*WHAT IS NEEDED*: Give only the number of lines that hold the word "Generate".
++++ INFORMATION PROVIDED
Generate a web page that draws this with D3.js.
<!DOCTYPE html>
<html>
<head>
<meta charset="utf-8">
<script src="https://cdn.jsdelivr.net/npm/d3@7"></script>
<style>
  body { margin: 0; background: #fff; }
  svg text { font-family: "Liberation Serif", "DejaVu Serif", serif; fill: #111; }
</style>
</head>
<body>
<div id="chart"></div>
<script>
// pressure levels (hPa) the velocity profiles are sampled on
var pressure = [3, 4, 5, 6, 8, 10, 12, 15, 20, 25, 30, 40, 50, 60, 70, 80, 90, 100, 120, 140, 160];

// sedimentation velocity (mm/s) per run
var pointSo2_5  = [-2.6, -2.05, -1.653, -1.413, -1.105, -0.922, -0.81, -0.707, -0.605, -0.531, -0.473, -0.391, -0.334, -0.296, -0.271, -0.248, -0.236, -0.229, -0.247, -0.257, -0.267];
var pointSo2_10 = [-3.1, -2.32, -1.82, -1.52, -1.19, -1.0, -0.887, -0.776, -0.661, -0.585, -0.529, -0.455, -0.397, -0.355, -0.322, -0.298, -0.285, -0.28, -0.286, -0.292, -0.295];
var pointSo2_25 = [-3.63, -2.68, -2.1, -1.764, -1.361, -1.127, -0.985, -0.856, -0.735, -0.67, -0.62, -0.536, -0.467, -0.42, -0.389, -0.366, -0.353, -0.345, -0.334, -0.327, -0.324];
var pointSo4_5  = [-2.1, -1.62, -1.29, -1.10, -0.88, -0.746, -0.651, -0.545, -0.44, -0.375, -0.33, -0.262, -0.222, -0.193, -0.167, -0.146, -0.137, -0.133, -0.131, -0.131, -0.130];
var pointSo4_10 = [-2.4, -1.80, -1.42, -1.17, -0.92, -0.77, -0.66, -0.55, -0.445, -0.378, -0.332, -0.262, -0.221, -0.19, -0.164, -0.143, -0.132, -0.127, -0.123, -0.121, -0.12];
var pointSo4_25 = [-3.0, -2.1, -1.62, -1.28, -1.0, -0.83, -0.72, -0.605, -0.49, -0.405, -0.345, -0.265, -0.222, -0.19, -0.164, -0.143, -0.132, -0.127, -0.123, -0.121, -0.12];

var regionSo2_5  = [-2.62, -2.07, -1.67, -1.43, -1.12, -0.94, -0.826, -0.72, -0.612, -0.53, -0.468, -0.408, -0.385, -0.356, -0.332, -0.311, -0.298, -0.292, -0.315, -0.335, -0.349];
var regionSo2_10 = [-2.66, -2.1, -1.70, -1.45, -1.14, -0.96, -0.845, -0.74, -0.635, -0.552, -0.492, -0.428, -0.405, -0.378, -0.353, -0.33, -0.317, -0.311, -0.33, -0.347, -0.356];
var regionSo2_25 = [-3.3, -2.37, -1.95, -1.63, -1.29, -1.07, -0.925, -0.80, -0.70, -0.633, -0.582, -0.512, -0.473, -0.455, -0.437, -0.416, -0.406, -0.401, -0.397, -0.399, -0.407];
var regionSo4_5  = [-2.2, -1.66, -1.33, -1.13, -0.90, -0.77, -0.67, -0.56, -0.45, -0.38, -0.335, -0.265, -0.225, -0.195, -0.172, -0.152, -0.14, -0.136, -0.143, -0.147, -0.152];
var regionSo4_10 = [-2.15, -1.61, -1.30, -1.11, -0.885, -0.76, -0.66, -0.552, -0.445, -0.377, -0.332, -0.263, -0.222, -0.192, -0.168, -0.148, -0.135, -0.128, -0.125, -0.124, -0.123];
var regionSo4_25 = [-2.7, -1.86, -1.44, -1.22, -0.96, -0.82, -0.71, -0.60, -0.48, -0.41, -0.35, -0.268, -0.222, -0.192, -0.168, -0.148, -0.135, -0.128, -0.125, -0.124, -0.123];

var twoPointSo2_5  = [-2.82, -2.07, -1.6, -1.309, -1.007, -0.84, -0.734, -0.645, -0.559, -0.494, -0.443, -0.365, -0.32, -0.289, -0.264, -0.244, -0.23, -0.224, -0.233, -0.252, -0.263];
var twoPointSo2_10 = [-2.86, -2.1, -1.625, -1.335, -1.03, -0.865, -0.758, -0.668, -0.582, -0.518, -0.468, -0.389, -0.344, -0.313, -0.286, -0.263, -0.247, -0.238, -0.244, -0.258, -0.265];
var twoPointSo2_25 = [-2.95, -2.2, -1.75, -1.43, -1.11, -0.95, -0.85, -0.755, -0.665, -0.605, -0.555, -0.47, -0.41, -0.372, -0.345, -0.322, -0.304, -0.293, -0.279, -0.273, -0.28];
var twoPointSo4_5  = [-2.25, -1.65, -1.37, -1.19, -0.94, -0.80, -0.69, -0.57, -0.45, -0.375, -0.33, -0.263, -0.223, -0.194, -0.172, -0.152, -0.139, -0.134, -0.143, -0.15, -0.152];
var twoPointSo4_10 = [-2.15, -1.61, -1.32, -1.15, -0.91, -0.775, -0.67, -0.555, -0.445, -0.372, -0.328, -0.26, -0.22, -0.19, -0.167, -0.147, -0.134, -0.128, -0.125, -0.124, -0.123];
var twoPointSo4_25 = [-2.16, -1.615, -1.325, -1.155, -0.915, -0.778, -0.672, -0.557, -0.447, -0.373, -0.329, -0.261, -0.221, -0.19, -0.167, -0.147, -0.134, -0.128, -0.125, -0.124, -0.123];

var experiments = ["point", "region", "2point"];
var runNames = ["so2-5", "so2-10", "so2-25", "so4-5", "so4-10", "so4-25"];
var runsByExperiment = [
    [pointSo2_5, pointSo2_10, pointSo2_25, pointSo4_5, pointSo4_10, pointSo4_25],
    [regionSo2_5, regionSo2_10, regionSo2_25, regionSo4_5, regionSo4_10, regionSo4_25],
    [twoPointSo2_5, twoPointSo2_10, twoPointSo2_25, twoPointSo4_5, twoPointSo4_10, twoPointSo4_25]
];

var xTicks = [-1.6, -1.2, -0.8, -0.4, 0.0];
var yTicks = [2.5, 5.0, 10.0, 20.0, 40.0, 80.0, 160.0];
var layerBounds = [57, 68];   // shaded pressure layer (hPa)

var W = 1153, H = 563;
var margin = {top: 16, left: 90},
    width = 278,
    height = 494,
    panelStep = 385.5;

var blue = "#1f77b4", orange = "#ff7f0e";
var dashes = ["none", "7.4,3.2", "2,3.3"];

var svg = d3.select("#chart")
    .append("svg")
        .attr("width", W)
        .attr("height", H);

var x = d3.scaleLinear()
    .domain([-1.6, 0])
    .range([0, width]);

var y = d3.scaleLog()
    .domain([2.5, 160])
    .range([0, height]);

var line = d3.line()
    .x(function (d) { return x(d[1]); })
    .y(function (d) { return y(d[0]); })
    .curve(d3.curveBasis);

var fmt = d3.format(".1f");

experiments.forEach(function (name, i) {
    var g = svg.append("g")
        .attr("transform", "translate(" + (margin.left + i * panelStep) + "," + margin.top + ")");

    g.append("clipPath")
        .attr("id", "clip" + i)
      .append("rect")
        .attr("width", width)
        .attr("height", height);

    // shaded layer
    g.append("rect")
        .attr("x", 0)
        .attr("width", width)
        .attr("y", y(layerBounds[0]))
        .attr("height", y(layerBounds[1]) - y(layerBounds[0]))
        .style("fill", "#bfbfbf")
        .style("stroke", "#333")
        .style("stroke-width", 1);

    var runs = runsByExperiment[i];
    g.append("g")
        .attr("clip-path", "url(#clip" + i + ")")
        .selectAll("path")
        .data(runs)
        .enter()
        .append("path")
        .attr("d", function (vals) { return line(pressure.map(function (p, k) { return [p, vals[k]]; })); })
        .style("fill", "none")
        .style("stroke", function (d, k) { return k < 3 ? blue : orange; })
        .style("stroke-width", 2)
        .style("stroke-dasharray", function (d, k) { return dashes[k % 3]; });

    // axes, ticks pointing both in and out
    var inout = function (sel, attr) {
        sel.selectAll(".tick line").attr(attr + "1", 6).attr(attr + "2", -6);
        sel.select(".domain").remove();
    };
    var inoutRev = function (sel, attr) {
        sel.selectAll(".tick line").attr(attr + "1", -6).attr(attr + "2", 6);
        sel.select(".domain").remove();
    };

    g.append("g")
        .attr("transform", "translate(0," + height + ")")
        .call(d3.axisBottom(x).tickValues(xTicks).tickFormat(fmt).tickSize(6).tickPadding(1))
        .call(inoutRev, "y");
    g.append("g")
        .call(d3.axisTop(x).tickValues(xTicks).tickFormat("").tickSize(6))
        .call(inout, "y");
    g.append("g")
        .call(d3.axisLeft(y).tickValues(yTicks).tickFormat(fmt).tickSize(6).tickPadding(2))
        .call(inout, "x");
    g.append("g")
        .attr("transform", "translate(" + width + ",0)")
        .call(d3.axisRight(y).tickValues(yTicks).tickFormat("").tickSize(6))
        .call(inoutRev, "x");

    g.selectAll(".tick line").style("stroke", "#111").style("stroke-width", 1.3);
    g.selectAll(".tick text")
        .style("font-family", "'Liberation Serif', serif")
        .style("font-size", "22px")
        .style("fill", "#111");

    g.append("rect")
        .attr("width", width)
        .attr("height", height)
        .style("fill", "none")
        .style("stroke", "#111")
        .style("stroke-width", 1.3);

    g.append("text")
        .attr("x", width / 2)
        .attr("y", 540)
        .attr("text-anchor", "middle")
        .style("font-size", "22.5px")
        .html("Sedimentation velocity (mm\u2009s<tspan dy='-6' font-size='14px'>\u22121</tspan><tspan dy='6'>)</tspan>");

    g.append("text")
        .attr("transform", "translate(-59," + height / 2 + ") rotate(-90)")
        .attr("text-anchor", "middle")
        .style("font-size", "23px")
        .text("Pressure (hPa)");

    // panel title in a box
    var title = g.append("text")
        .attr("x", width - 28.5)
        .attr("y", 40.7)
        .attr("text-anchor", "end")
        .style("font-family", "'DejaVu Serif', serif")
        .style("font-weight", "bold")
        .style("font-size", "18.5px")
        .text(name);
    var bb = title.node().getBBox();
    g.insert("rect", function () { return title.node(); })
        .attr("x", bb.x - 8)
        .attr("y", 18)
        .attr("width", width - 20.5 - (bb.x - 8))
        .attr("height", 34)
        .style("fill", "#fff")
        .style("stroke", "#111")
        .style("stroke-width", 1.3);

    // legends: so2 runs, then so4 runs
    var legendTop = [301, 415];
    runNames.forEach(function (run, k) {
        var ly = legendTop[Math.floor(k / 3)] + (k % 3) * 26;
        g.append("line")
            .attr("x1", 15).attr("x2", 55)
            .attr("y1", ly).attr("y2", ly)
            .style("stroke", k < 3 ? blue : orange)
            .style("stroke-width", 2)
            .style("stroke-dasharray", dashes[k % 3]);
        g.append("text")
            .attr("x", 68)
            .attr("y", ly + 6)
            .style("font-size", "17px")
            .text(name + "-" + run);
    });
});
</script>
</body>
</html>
++++++++
++++ INFORMATION PROVIDED
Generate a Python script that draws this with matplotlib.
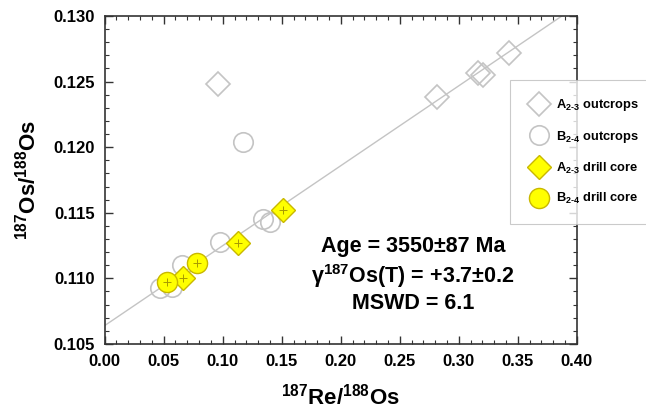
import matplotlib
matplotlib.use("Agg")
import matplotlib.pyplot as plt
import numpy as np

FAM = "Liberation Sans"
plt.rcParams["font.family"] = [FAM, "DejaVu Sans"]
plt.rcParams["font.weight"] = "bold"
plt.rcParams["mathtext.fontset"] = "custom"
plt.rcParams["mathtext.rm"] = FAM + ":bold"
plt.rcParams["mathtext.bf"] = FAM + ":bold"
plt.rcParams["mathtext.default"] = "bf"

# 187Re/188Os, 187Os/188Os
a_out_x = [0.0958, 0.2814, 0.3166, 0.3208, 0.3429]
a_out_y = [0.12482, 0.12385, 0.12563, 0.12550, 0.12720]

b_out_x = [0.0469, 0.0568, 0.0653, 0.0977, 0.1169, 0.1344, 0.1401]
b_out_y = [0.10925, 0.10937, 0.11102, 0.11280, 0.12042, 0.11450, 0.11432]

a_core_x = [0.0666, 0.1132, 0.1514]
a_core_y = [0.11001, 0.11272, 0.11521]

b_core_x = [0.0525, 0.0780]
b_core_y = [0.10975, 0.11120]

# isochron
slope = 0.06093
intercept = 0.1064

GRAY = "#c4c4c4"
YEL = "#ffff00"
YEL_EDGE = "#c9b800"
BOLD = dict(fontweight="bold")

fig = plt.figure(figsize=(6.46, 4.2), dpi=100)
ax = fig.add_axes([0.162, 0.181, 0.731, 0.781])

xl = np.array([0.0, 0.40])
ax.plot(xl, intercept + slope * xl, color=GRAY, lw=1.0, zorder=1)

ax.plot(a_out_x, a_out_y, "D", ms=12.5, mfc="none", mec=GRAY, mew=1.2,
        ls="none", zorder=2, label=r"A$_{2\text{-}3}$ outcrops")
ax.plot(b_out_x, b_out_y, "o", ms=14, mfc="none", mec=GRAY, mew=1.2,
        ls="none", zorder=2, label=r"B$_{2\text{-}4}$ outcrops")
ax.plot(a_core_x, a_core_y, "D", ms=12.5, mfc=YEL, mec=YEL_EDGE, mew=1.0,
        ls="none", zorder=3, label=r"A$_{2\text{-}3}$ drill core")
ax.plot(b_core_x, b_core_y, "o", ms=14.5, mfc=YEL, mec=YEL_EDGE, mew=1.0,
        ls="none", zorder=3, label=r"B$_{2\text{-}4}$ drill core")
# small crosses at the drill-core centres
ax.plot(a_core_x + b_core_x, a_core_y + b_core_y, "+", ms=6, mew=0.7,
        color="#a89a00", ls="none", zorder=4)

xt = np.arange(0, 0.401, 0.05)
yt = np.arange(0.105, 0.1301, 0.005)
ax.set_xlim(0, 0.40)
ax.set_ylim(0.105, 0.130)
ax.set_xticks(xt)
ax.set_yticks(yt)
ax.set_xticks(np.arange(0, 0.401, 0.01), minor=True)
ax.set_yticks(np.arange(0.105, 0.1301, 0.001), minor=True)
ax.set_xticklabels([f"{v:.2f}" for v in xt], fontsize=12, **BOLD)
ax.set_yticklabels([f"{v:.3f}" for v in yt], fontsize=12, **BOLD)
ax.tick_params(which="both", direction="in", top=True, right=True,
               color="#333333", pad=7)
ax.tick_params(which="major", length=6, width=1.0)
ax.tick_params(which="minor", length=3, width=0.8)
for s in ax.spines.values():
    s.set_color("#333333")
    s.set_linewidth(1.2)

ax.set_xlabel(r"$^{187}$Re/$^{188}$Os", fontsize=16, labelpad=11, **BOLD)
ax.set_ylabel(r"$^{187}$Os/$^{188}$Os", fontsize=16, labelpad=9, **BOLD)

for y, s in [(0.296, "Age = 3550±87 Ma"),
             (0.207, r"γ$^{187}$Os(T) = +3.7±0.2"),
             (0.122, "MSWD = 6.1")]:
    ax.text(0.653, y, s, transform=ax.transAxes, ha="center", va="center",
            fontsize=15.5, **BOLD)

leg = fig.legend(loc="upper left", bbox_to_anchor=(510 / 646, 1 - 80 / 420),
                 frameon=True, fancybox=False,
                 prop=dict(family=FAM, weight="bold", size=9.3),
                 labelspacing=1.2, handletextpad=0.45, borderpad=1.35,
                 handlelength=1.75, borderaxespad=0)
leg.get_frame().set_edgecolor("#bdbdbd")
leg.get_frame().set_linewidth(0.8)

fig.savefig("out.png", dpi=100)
++++++++
++++ INFORMATION PROVIDED
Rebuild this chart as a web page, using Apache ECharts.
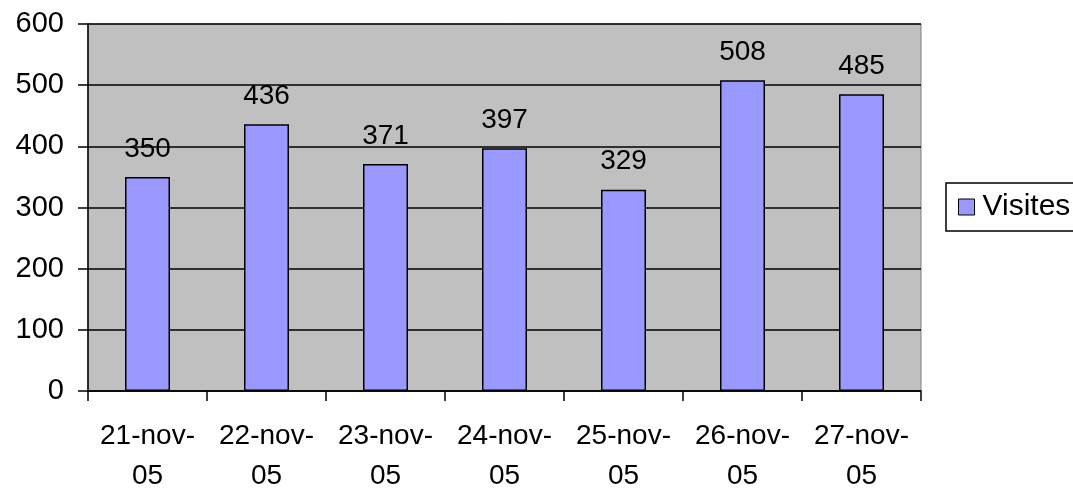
++++++++
*EXERCISE OUTPUT*: 2